It is common knowledge that our prison population is abnormally large, by any standards other than those of the United States. The US has given us the word ‘hyperincarceration’ to describe this excessive zeal for locking offenders up. We keep over 80,000 people behind bars, an increase of over 25 per cent in the last 10 years. Although young men make up the bulk, the figures include steeply growing numbers of women (doubling over the last decade, to just under 5,000 – two out of three of whom have dependent children), and prisoners over 60 have tripled. At any one time around 10 per cent of the prison population have serious mental health problems and simply should not be there.

How might we do better? I want to argue that education and training opportunities for offenders should be part of any more progressive approach, and one which would make better use of the £4.2 billion expenditure on prisons. But there is also a wider role for adult learning than just focussing on the offenders. The Inquiry into the Future of Lifelong Learning (IFLL), sponsored by the NIACE, is investigating the issues as one of its major themes.

On the first point, it is brutally clear that most offenders have very poor educational records. 57 per cent of all those entering custody have no qualifications (compared with 14 per cent of the general population – itself not a happy statistic). 55 per cent were assessed at or below level one literacy. Schooling has generally failed them, and of course they’ve come nowhere near accessing post-school education or training. They have very little to offer potential employers by way of skills or qualifications.

It is fair to say that the Offenders Learning and Skills Service (OLASS) has so far had limited success. The Public Accounts Committee issued a harshly critical report last year, and just this week, two new reports from Ofsted highlight deficiencies in provision for both short- and long-term prisoners.
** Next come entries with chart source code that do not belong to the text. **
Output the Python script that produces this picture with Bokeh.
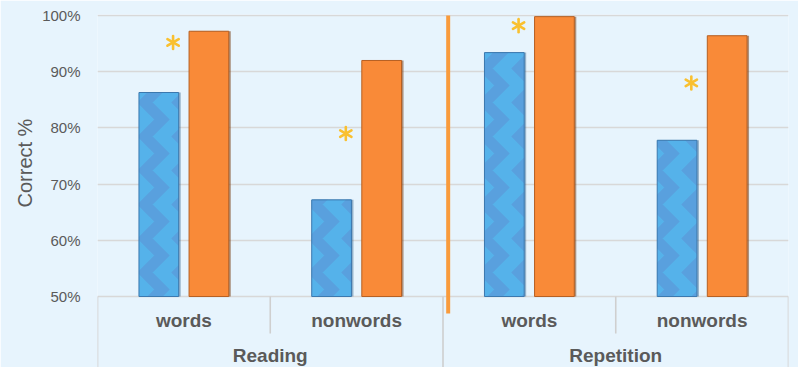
from bokeh.plotting import figure
from bokeh.models import Range1d, FixedTicker, ColumnDataSource, Title
from bokeh.core.properties import value
from bokeh.embed import file_html
from bokeh.resources import INLINE

# ---- data -------------------------------------------------------------
tasks = ["Reading", "Repetition"]
item_types = ["words", "nonwords", "words", "nonwords"]
series_blue = [86.3, 67.2, 93.4, 77.8]
series_orange = [97.2, 92.0, 99.8, 96.4]
star_levels = [95.2, 79.0, 98.2, 88.0]
y_ticks = [50, 60, 70, 80, 90, 100]
y_tick_labels = ["50%", "60%", "70%", "80%", "90%", "100%"]
y_title = "Correct %"

# ---- style ------------------------------------------------------------
BG = "#e7f4fd"
GRID = "#d8d8d8"
TEXT = "#5a5a5a"
BLUE = "#55b2ea"
BLUE_WAVE = "#5b95d6"
BLUE_EDGE = "#3b78ae"
ORANGE = "#f98a38"
ORANGE_EDGE = "#b65f22"
STAR = "#f9c030"
FONT = "Liberation Sans"

Y_MIN, Y_MAX = 37.37, 100.18
BAR_W = 0.23
OFFSET = 0.145
PX = 4.0 / 691.0                      # data units per pixel along x
PY = (Y_MAX - Y_MIN) / 353.0          # data units per pixel along y

centers = [i + 0.5 for i in range(len(item_types))]

p = figure(width=798, height=367, output_backend="svg", toolbar_location=None,
           x_range=Range1d(0, 4), y_range=Range1d(Y_MIN, Y_MAX),
           min_border_left=97, min_border_right=10, min_border_top=14,
           min_border_bottom=0)
p.background_fill_color = BG
p.border_fill_color = BG
p.outline_line_color = None

p.xaxis.visible = False
p.xgrid.visible = False

yax = p.yaxis[0]
yax.ticker = FixedTicker(ticks=y_ticks)
yax.major_label_overrides = dict(zip(y_ticks, y_tick_labels))
yax.axis_line_color = None
yax.major_tick_line_color = None
yax.minor_tick_line_color = None
yax.major_label_standoff = 11
yax.major_label_text_font = FONT
yax.major_label_text_font_size = "15px"
yax.major_label_text_color = TEXT

p.ygrid.ticker = FixedTicker(ticks=y_ticks)
p.ygrid.grid_line_color = GRID
p.ygrid.grid_line_width = 1.6

# axis title, lifted so it sits beside the value area
p.add_layout(Title(text=y_title, align="left", offset=160, standoff=7,
                   text_font=FONT, text_font_size="20px",
                   text_font_style="normal", text_color=TEXT), "left")

# ---- bars -------------------------------------------------------------
src = ColumnDataSource(dict(
    xb=[c - OFFSET for c in centers],
    xo=[c + OFFSET for c in centers],
    xbs=[c - OFFSET + 2 * PX for c in centers],
    xos=[c + OFFSET + 2 * PX for c in centers],
    blue=series_blue,
    orange=series_orange,
))

# soft drop shadows for the bevelled look
p.vbar(x="xbs", top="blue", bottom=50, width=BAR_W, source=src,
       fill_color="#2f5f8a", fill_alpha=0.45, line_color=None)
p.vbar(x="xos", top="orange", bottom=50, width=BAR_W, source=src,
       fill_color="#7a3f15", fill_alpha=0.55, line_color=None)

p.vbar(x="xb", top="blue", bottom=50, width=BAR_W, source=src,
       fill_color=BLUE, line_color=BLUE_EDGE, line_width=1,
       hatch_pattern="vertical_wave", hatch_color=BLUE_WAVE,
       hatch_scale=34, hatch_weight=11, hatch_alpha=0.6)
p.vbar(x="xo", top="orange", bottom=50, width=BAR_W, source=src,
       fill_color=ORANGE, line_color=ORANGE_EDGE, line_width=1)

# ---- significance asterisks (six spokes) -------------------------------
star_x = [c - OFFSET / 2 + 0.01 for c in centers]
sx, sy, sa = [], [], []
for x, y in zip(star_x, star_levels):
    for ang in (90, 30, -30, -90, -150, 150):
        sx.append(x)
        sy.append(y)
        sa.append(ang)
p.ray(x=sx, y=sy, angle=sa, angle_units="deg", length=6.5,
      length_units="screen", line_color=STAR, line_width=2.6, line_cap="round")

# ---- vertical accent line between the two tasks ------------------------
p.segment(x0=[2.03], y0=[100], x1=[2.03], y1=[47.0],
          line_color="#f99b3c", line_width=4)

# ---- category axis drawn as a box table --------------------------------
sub_bottom = 50 - 37 * PY
sep_x = [0, 1, 2, 3, 4]
sep_y1 = [Y_MIN, sub_bottom, Y_MIN, sub_bottom, Y_MIN]
p.segment(x0=sep_x, y0=[50] * 5, x1=sep_x, y1=sep_y1,
          line_color="#cfcfcf", line_width=1.6)

p.text(x=centers, y=[50 - 24 * PY] * 4, text=item_types,
       text_font=value(FONT), text_font_size="19px", text_font_style="bold",
       text_color=TEXT, text_align="center", text_baseline="middle")
p.text(x=[1, 3], y=[50 - 59 * PY] * 2, text=tasks,
       text_font=value(FONT), text_font_size="19px", text_font_style="bold",
       text_color=TEXT, text_align="center", text_baseline="middle")

open("out.html", "w").write(file_html(p, INLINE))
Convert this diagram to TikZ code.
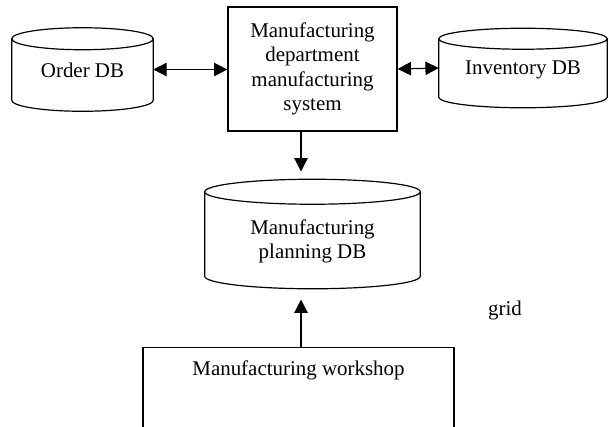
\documentclass[tikz,border=0pt]{standalone}
\usepackage{fontspec}
\setmainfont{Liberation Serif}
\usetikzlibrary{arrows.meta,calc}

\tikzset{
  x=0.75pt, y=-0.75pt,
  outline/.style={draw=black, line width=0.9pt},
  box/.style={outline, rectangle, inner sep=0pt, align=center},
  dbframe/.style={rectangle, inner sep=0pt, draw=none},
  label/.style={inner sep=0pt, align=center, font=\fontsize{15.7}{18.2}\selectfont},
  link/.style={line width=0.9pt, -{Triangle[length=10pt,width=10pt]}},
  biglink/.style={line width=0.9pt, {Triangle[length=10pt,width=10pt]}-{Triangle[length=10pt,width=10pt]}},
}

% cylinder drawn round a named frame node: #1 name, #2 ellipse y radius (px)
\newcommand\dbcylinder[2]{%
  \path let \p1=($(#1.east)-(#1.west)$) in
    [outline] (#1.north west) -- (#1.south west)
      arc[start angle=180, end angle=360, x radius=0.5*\x1, y radius=#2*0.75pt]
      -- (#1.north east)
    (#1.north) ellipse[x radius=0.5*\x1, y radius=#2*0.75pt];
}

\begin{document}
\begin{tikzpicture}
\useasboundingbox (0,0) rectangle (609,426);
\clip (0,0) rectangle (609,426);

% database cylinders
\node[dbframe, minimum width=105.75pt, minimum height=45.75pt] (order) at (82.5,69.5) {};
\dbcylinder{order}{11}
\node[label] (orderText) at (82.5,70) {Order DB};

\node[dbframe, minimum width=126pt, minimum height=43.5pt] (inventory) at (523,68) {};
\dbcylinder{inventory}{10.5}
\node[label] (inventoryText) at (523,70) {Inventory DB};

\node[dbframe, minimum width=161.25pt, minimum height=63pt] (planning) at (312.5,234) {};
\dbcylinder{planning}{12.5}
\node[label] (planningText) at (312.5,241.5) {Manufacturing\\planning DB};

% central system box
\node[box, minimum width=126.75pt, minimum height=93pt, font=\fontsize{15.7}{18.2}\selectfont] (mfg) at (312.5,69)
  {Manufacturing\\department\\manufacturing\\system};

% workshop box (runs past the lower edge)
\node[box, minimum width=233.25pt, minimum height=90pt, anchor=north] (shop) at (298.5,347) {};
\node[label] (shopText) at (298.5,370) {Manufacturing workshop};

\node[label] (gridText) at (505,310) {grid};

% connector end points
\coordinate (mfgOut) at (301,131);
\coordinate (planIn) at (301,171.5);
\coordinate (shopOut) at (301,347);
\coordinate (planOut) at (301,299.5);

% connectors
\draw[biglink] (order.east) -- (order.east -| mfg.west);
\draw[biglink] (mfg.east) -- (inventory.west);
\draw[link] (mfgOut) -- (planIn);
\draw[link] (shopOut) -- (planOut);
\end{tikzpicture}
\end{document}
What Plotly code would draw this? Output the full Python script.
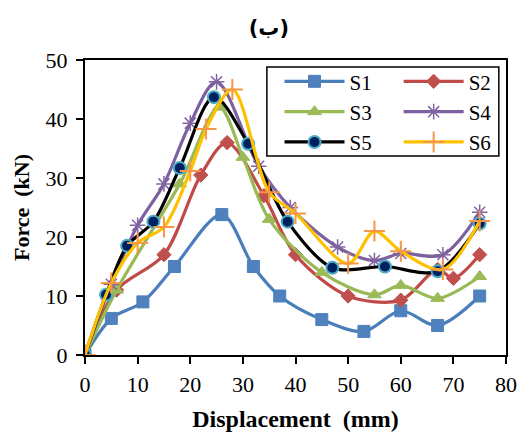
import plotly.graph_objects as go

x1 = [0, 5, 11, 17, 26, 32, 37, 45, 53, 60, 67, 75]
s1 = [0, 6.2, 9, 15, 23.8, 15, 10, 6, 4, 7.5, 5, 10]

x2 = [0, 6, 15, 22, 27, 34, 40, 50, 60, 67, 70, 75]
s2 = [0, 11, 17, 30.5, 36, 27, 17, 10, 9.3, 14.5, 13, 17]

x3 = [0, 6, 18, 25.5, 30, 35, 45, 55, 60, 67, 75]
s3 = [0, 11, 29, 42, 33.5, 23, 14, 10.2, 11.8, 9.6, 13.3]

x4 = [0, 5, 10, 15, 20, 25, 33, 39, 48, 55, 60, 68, 75]
s4 = [0, 12, 22, 29, 39.3, 46.3, 32, 25, 18.3, 16, 17.2, 17, 24.2]

x5 = [0, 4, 8, 13, 18, 24.5, 31, 38.5, 47, 57, 67, 75]
s5 = [0, 10.2, 18.5, 22.6, 31.7, 43.7, 35.8, 22.6, 14.8, 15, 14.2, 22.3]

x6 = [0, 5, 10, 15, 20, 23, 28, 35, 40, 50, 55, 60, 68, 75]
s6 = [0, 12.2, 19, 21.7, 31.2, 38.3, 45, 27.6, 24, 15.5, 21, 17.6, 14.5, 22.7]

names = ["S1", "S2", "S3", "S4", "S5", "S6"]

FONT = "Liberation Serif, Times New Roman, serif"

fig = go.Figure()

def add(x, y, name, lc, sym, mfill, mline, mlw, size, leg):
    fig.add_trace(go.Scatter(
        x=x, y=y, name=name, mode="lines+markers", legend=leg,
        line=dict(color=lc, width=3.2, shape="spline", smoothing=0.9),
        marker=dict(symbol=sym, color=mfill, size=size,
                    line=dict(color=mline, width=mlw)),
    ))

add(x1, s1, names[0], "#4A7EBB", "square", "#4F81BD", "#4F81BD", 1, 12, "legend")
add(x2, s2, names[1], "#BE4B48", "diamond", "#C0504D", "#C0504D", 1, 11, "legend2")
add(x3, s3, names[2], "#98B954", "triangle-up", "#9BBB59", "#9BBB59", 1, 12, "legend")
add(x4, s4, names[3], "#7D60A0", "asterisk-open", "#8064A2", "#8064A2", 1.5, 13, "legend2")
add(x5, s5, names[4], "#000000", "circle", "#002060", "#4BACC6", 2, 12, "legend")
add(x6, s6, names[5], "#FFC000", "cross-thin-open", "#F79646", "#F79646", 2, 15, "legend2")

axis_common = dict(
    showgrid=False, zeroline=False, showline=True, linecolor="black",
    linewidth=2, mirror=True, ticks="outside", ticklen=7, tickwidth=2,
    tickcolor="black", tickfont=dict(family=FONT, size=22, color="black"),
    automargin=False,
)

leg_common = dict(orientation="v", yanchor="top", xanchor="left",
                  borderwidth=0, bgcolor="rgba(0,0,0,0)", itemwidth=60,
                  font=dict(family=FONT, size=21, color="black"))

fig.update_layout(
    width=519, height=437,
    margin=dict(l=85, r=13, t=60, b=82, autoexpand=False),
    paper_bgcolor="white", plot_bgcolor="white",
    title=dict(text="<b>(ب)</b>", x=0.518, xanchor="center", y=0.937, yanchor="middle",
               font=dict(family="DejaVu Sans", size=21, color="black")),
    xaxis=dict(range=[0, 80], dtick=10, tick0=0, ticklabelstandoff=2,
               title=dict(text="<b>Displacement  (mm)</b>", standoff=14,
                          font=dict(family=FONT, size=24, color="black")),
               **axis_common),
    yaxis=dict(range=[0, 50], dtick=10, tick0=0, ticklabelstandoff=4,
               title=dict(text="<b>Force  (kN)</b>", standoff=10,
                          font=dict(family=FONT, size=22, color="black")),
               **axis_common),
    legend=dict(x=0.462, y=0.996, **leg_common),
    legend2=dict(x=0.745, y=0.996, **leg_common),
    shapes=[dict(type="rect", xref="paper", yref="paper",
                 x0=0.432, x1=0.983, y0=0.675, y1=0.976,
                 line=dict(color="black", width=1.5), fillcolor="white",
                 layer="above")],
    showlegend=True,
)

fig.write_html("out.html")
What might be done? For offenders, improving access to skills and qualifications is an essential step towards change. But provision needs to go beyond basic skills. It needs to tackle offenders’ personal development, including their mental wellbeing. Too much of the offer stops at a basic level. The OU is an excellent route for some, but too few can progress beyond level two.

Training should be a much higher priority, and geared more effectively to employment, if offenders are to stand a chance of gaining lawful employment on their release. Otherwise any investment in training within prison will just be wasted.

I said above that learning in relation to penal policy goes beyond offenders. Families are deeply affected. 150,000 children have parents in prison. There are some wonderful initiatives which address this problem, helping prisoners to learn with their children, mainly through small voluntary organisations. They need support.

But the relevance of learning goes wider. Restorative justice enables offenders to confront and come to terms with the consequences of their actions, as the Progress Policy Group on Crime and Justice point out in their recent report. It requires learning on their part, but also on the part of others involved – the victims, and those who run the system. This should be seen as an important part of community learning. More widely still, we need a more informed public debate on appropriate forms of punishment. It is surely not too naïve to argue that if more people understood the negative consequences of our current drift to hyperincarceration we would at least have a better chance of getting agreement on more progressive approaches which would pay off for all of us.

Sadly, society needs protection from a fair number of people, and prisons are there to do a job. But we get a very poor return on what we spend on locking people up. Spending more of the prison budget on better learning opportunities for all would be a good investment – from every angle.